The following is a summary of a report to the Board of Directors of Grameen Foundation regarding social business viability by Khalid Shams, Former Deputy Managing Director, Grameen Bank.
Grameen’s Social Business Initiatives
Grameen Bank has been experimenting with new social business ventures since the early ‘90s. It has effectively used the microfinance platform for launching several social enterprises. Some of these were ‘for-profit’, while others were ‘not-for-profit’ entities, but each had a distinct corporate mandate for social development. Grameen Bank itself would be an example of such a social business enterprise, which provided microfinance related services to the designated rural poor and the bank is also owned solely by the borrowers themselves. Some of the social enterprises were created in direct response to the demand of GB borrowers i.e. the Sixteen Decisions of the bank, as well as the rural poor, for essential services needed for development of health, education, nutrition, and alleviation of poverty.

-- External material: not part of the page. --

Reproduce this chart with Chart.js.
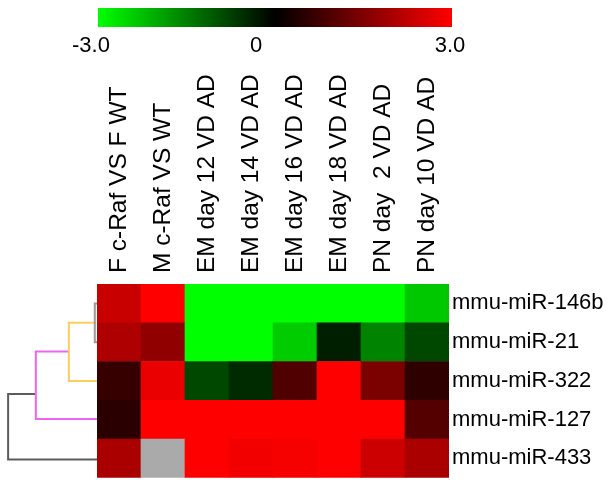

Some of the enterprises were concerned with extension of new technologies that could directly raise the income and productivity of the poor trapped in such traditional sectors like agriculture, fisheries, rural industry. New ventures were also launched for development of information and communication based technologies.
More recently, Professor Yunus has taken the initiative of setting up “social businesses” that aim to provide nutrition and health services to a targeted client. In these new ventures, after the initial capital costs have been fully recouped, the investors agreed to take only nominal dividends, plowing back all profits for further expansion of the social business. Grameen-Danone Foods Ltd, and the newly formed Grameen Eye Hospitals are the latest examples of more rigorously designed social business models.